A further rise in the price of water in the UK has taken the cost to more than 20% above the levels of five years ago, according to the 1998 National Utility Services (NUS) International Water Price Survey.

The 15-country survey of business supplies, which was published on 19 September 1998, revealed that in the 12 months to July 1998, the cost of water increased again—this year by 6.26%. It also highlights the fact that increases during the last five years have always outpaced inflation.

Of those surveyed, Britain is the sixth most expensive country for water, reporting that UK consumers are now paying over 20% more than they did in 1994.

With water industry leaders continuing to resist the introduction of competition, and out-dated pricing structures doing little to reflect the cost of supply and demand, the trend of spiralling costs looks set to continue.

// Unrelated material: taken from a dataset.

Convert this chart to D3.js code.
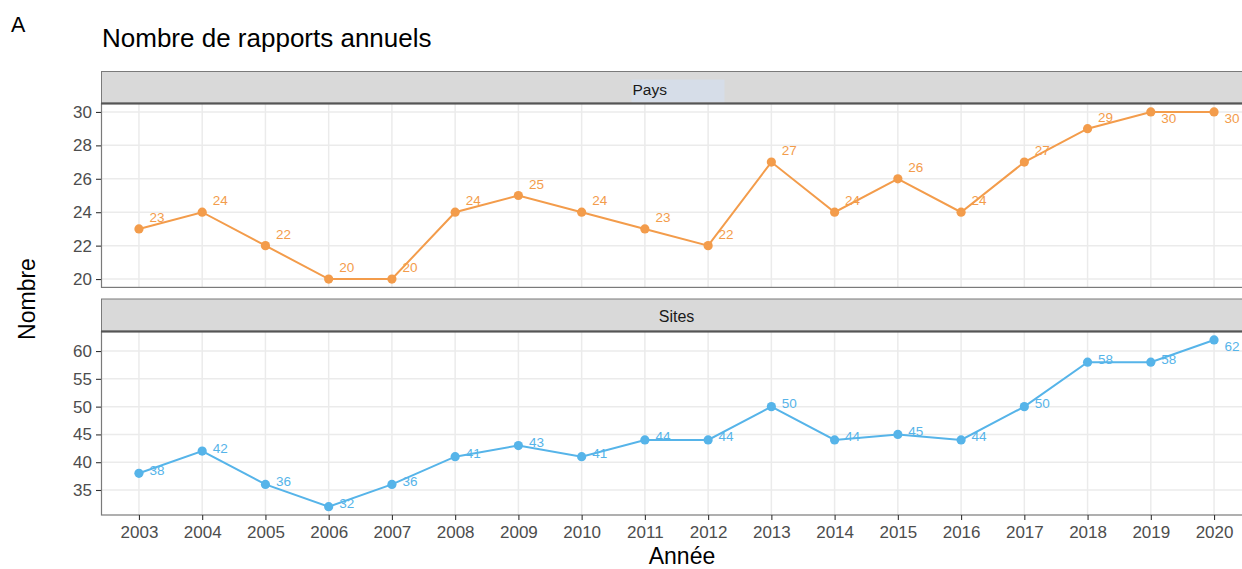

“Prolonged resistance to the introduction of competition, combined with the ever-increasing cost of water and the slow introduction of new pricing structures, has resulted in a static UK water industry,” says Andrew Johns, director of NUS.

“Looking ahead, it is likely that the cost of water to consumers will continue to rise until the regulator insists on a change to the pricing system or forces competition upon the water companies,” he concludes.

NUS predicts that only when the regulator starts forcing reform upon the industry will UK customers see prices stabilise and possibly even reduce.